Data for the task:
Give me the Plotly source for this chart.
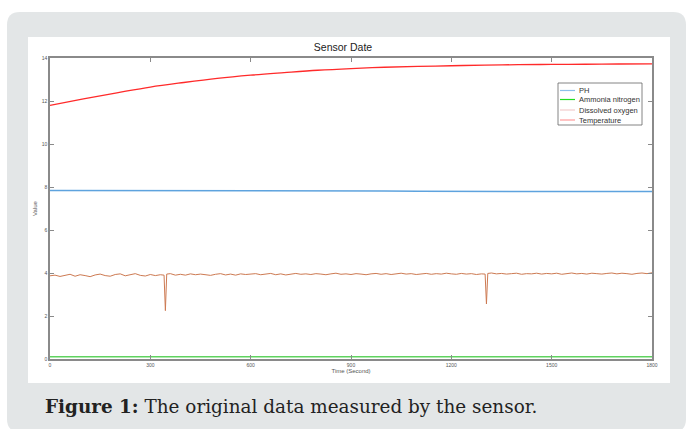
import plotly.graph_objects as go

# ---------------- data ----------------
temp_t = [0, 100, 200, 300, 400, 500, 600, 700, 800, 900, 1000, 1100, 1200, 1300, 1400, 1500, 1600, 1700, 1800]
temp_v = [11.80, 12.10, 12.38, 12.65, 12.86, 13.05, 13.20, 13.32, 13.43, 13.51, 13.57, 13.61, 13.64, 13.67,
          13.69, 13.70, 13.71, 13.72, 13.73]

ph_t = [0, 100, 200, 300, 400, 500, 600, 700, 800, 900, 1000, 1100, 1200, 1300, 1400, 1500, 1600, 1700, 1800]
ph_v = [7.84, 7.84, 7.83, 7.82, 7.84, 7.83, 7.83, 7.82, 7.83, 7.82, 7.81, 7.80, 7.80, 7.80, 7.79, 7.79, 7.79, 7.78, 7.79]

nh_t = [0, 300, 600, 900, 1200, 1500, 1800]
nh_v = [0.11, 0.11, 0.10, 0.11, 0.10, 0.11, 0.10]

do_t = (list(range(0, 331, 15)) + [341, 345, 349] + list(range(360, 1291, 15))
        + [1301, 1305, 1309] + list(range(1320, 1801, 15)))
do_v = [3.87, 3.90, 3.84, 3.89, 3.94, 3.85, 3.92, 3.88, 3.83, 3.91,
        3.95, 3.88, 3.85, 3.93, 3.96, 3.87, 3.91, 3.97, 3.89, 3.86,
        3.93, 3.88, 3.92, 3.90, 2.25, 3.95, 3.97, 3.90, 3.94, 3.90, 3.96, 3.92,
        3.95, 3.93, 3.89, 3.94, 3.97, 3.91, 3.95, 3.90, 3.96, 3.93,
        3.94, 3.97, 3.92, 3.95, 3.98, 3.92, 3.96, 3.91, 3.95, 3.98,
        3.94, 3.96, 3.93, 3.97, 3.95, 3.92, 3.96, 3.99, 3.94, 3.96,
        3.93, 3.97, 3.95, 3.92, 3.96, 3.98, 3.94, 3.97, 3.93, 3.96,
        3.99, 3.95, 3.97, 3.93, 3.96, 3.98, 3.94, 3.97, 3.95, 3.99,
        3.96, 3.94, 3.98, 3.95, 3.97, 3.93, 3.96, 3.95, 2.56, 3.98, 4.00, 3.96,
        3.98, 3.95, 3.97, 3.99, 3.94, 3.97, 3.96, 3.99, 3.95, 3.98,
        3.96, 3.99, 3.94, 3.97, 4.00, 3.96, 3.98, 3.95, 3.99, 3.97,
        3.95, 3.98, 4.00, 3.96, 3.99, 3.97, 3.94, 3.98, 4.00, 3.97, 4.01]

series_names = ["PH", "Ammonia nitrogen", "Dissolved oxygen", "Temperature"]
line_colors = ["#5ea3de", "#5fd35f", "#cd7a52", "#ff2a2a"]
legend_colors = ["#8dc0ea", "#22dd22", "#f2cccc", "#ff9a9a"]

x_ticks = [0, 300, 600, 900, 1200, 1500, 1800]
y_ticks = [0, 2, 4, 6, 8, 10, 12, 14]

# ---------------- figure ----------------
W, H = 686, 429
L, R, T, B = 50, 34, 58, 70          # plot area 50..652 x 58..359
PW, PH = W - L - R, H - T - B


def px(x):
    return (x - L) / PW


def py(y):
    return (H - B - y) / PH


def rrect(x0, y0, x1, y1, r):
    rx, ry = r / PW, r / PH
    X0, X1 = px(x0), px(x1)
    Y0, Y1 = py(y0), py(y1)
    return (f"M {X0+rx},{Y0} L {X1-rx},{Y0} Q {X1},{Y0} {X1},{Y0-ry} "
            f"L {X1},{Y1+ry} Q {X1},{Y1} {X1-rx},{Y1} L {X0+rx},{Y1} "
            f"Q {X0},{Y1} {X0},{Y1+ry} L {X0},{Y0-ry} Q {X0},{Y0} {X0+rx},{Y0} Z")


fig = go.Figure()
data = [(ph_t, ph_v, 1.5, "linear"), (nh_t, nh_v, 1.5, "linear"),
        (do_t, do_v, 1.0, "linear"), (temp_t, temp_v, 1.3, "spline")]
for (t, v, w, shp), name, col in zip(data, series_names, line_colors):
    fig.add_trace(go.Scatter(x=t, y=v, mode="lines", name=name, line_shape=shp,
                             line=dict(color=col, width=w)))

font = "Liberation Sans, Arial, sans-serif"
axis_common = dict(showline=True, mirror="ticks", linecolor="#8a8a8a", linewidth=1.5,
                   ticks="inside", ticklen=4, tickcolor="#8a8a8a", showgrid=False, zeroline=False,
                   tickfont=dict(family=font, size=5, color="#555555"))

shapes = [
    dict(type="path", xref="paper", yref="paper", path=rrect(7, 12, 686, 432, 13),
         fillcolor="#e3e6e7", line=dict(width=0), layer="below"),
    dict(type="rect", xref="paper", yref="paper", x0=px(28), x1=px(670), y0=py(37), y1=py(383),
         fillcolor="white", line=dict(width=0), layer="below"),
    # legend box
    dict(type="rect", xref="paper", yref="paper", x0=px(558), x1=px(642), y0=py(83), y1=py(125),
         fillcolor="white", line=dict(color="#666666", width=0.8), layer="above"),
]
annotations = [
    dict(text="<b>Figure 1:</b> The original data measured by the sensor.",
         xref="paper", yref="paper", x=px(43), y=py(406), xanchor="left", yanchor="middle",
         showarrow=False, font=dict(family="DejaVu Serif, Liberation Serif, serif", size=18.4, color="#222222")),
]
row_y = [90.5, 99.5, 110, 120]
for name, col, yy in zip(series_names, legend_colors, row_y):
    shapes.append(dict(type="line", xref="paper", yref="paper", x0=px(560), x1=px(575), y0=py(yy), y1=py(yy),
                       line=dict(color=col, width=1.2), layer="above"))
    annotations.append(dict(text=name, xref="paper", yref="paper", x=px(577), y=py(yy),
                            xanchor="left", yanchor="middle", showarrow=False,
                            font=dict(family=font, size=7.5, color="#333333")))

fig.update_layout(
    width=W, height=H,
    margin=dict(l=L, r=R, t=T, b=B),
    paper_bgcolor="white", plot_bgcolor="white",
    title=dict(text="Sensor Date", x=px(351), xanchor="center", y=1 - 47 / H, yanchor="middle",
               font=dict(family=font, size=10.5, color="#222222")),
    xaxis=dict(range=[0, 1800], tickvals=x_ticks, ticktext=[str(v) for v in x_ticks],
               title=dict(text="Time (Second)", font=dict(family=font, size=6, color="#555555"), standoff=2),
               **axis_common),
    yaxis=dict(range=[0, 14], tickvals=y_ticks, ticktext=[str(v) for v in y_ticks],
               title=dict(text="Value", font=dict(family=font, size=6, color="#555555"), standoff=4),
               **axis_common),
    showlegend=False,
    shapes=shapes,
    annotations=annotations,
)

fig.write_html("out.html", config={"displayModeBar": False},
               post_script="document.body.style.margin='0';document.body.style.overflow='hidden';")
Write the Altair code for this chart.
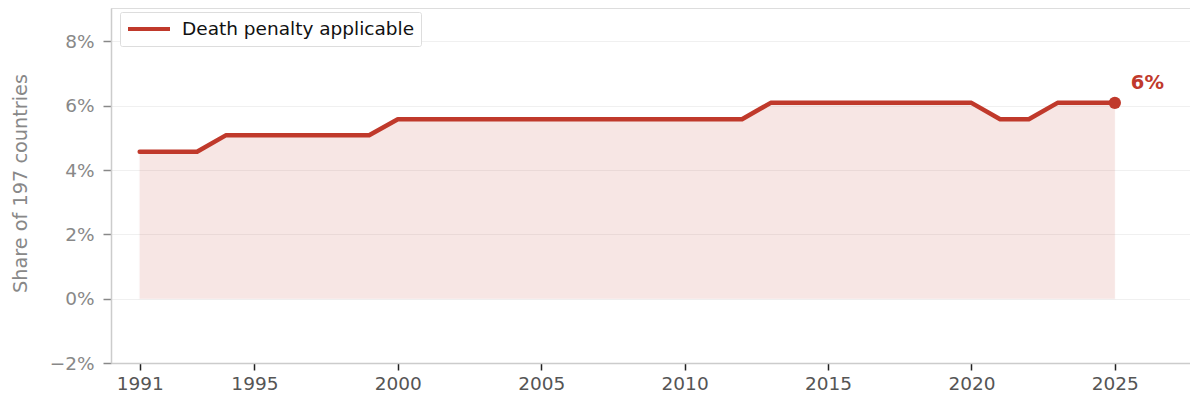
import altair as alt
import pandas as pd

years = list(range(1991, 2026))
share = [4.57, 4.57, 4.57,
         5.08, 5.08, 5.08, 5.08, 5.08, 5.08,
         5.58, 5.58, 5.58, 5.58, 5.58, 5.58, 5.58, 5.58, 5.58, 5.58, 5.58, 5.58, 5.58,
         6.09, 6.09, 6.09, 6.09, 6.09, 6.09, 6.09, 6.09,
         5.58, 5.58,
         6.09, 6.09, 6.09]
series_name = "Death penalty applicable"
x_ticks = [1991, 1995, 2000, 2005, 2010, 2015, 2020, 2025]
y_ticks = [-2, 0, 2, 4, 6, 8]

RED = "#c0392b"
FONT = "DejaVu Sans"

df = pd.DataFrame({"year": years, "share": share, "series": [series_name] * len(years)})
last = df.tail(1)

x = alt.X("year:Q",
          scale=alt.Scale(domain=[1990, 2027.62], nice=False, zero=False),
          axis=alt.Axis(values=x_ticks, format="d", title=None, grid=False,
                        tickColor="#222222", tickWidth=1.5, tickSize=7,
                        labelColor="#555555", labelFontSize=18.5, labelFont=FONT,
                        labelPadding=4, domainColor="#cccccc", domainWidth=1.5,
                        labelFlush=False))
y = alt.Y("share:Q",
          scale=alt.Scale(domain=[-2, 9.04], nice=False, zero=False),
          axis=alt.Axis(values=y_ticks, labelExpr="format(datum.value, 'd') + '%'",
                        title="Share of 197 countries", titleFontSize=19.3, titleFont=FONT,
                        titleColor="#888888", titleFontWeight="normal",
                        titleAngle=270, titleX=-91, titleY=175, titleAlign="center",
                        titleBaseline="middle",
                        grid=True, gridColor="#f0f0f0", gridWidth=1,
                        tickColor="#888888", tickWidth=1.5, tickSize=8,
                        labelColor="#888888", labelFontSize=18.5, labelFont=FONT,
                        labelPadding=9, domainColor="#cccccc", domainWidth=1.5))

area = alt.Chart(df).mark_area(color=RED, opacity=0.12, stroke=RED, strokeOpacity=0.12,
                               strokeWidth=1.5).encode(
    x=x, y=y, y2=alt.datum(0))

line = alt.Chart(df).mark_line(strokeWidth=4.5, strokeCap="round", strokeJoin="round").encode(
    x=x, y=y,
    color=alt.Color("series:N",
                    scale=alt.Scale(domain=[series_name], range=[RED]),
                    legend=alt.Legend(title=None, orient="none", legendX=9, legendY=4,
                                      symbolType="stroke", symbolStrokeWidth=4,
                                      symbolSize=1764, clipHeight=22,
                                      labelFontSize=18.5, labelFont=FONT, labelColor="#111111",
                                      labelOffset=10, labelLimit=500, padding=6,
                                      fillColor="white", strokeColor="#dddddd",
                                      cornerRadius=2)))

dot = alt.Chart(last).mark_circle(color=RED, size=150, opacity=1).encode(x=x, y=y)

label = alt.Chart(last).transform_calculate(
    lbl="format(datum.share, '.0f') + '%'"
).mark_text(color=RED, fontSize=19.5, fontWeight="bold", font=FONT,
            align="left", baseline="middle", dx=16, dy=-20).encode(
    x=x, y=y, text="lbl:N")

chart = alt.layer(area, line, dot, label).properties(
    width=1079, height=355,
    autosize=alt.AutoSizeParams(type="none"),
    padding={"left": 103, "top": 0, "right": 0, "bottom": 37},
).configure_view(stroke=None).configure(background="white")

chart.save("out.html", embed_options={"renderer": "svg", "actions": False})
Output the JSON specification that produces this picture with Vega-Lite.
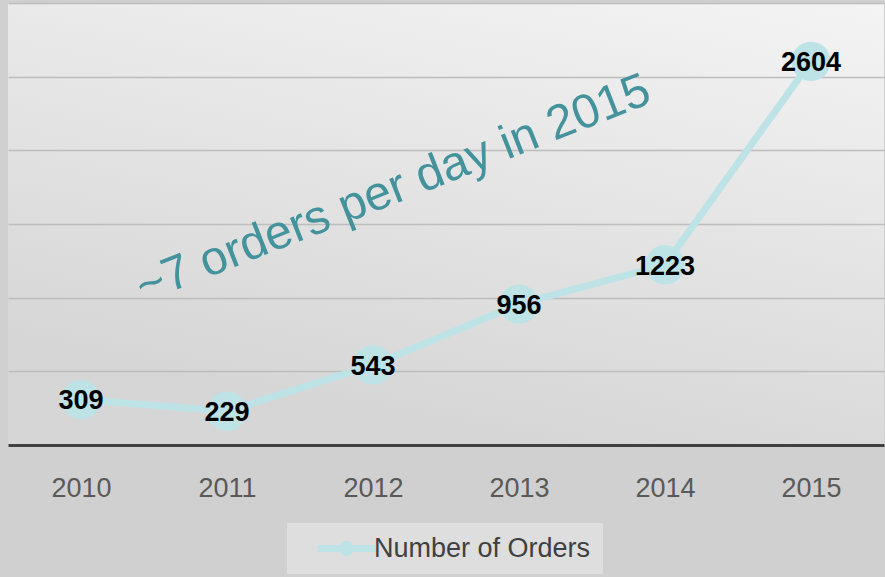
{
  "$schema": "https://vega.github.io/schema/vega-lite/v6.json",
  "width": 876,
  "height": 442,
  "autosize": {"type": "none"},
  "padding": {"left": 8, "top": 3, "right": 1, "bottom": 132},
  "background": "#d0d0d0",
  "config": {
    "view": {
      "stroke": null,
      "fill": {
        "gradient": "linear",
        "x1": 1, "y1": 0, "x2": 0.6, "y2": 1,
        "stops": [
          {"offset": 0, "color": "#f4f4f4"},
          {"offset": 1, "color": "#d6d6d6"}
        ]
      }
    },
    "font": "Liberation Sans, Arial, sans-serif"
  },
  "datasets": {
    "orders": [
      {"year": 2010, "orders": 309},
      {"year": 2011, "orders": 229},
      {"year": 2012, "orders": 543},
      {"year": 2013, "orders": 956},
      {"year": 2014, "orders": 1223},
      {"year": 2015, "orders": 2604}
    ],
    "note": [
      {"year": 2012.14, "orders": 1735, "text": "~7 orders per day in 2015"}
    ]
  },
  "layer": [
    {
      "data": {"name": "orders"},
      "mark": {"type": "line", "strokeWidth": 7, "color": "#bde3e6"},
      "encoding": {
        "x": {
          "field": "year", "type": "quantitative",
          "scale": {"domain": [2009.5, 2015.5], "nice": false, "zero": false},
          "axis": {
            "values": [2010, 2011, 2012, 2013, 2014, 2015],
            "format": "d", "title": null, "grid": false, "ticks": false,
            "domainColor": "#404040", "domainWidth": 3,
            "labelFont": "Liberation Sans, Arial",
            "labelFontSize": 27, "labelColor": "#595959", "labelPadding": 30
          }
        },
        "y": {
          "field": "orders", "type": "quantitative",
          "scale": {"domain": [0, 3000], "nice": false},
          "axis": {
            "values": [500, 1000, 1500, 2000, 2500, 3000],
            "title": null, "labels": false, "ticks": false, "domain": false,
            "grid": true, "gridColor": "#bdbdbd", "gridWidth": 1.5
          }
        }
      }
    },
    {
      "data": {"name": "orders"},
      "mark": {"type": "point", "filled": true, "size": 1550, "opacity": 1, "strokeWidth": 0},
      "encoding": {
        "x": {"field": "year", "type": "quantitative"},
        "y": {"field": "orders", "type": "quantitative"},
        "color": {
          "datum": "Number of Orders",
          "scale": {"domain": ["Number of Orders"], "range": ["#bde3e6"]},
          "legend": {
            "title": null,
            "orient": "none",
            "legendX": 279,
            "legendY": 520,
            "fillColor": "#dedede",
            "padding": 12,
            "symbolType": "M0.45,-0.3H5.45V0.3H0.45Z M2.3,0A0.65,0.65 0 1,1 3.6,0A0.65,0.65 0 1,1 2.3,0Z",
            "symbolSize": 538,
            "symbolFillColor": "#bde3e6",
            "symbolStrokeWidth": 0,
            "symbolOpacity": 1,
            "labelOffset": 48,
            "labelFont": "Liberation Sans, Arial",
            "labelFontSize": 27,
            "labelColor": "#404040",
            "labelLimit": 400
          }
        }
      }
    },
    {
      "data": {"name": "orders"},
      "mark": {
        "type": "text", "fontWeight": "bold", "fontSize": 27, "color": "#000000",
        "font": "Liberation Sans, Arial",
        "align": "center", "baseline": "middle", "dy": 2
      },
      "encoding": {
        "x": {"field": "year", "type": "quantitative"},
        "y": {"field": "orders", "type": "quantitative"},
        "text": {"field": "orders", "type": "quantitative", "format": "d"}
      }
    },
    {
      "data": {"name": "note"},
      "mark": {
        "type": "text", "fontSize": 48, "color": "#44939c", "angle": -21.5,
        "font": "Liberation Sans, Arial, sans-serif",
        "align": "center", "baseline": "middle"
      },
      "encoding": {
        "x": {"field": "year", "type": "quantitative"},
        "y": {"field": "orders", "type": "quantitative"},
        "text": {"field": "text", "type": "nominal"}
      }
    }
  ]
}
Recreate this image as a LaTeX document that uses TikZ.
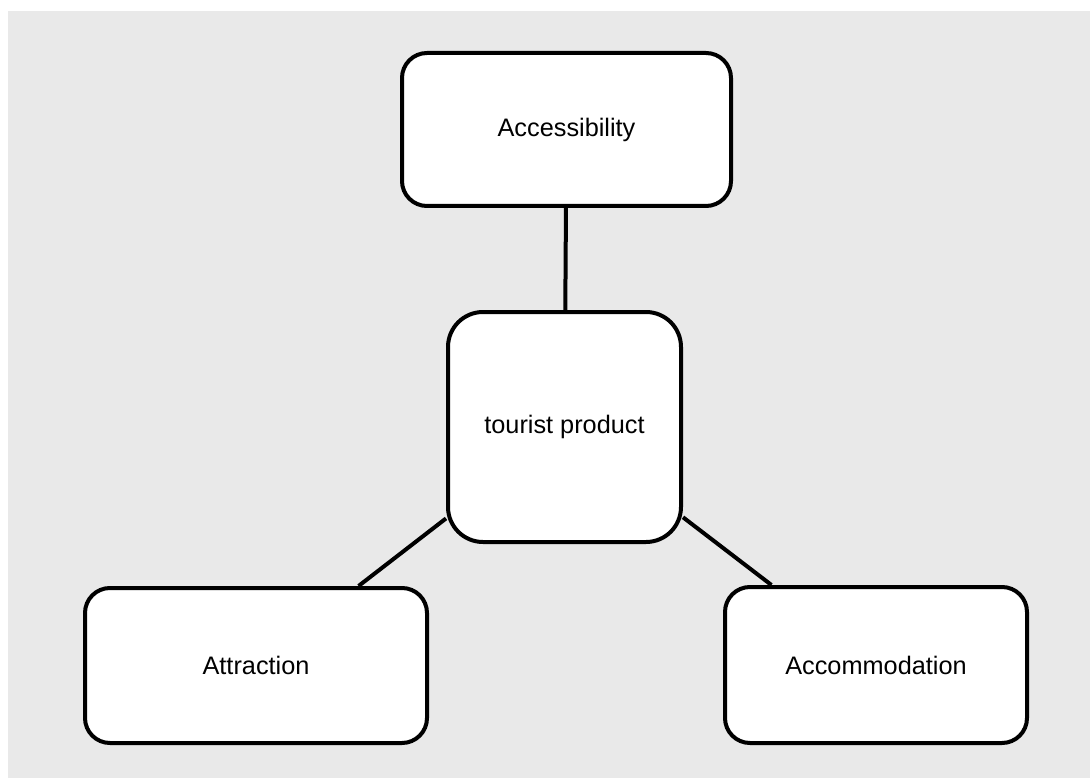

The problem: Pictures are excluded. Repeat exactly the lines from the one containing "Write the Altair code for this chart." to the one containing "last = df.tail(1)", inclusive.

Task solution:
Write the Altair code for this chart.
import altair as alt
import pandas as pd

years = list(range(1991, 2026))
share = [4.57, 4.57, 4.57,
         5.08, 5.08, 5.08, 5.08, 5.08, 5.08,
         5.58, 5.58, 5.58, 5.58, 5.58, 5.58, 5.58, 5.58, 5.58, 5.58, 5.58, 5.58, 5.58,
         6.09, 6.09, 6.09, 6.09, 6.09, 6.09, 6.09, 6.09,
         5.58, 5.58,
         6.09, 6.09, 6.09]
series_name = "Death penalty applicable"
x_ticks = [1991, 1995, 2000, 2005, 2010, 2015, 2020, 2025]
y_ticks = [-2, 0, 2, 4, 6, 8]

RED = "#c0392b"
FONT = "DejaVu Sans"

df = pd.DataFrame({"year": years, "share": share, "series": [series_name] * len(years)})
last = df.tail(1)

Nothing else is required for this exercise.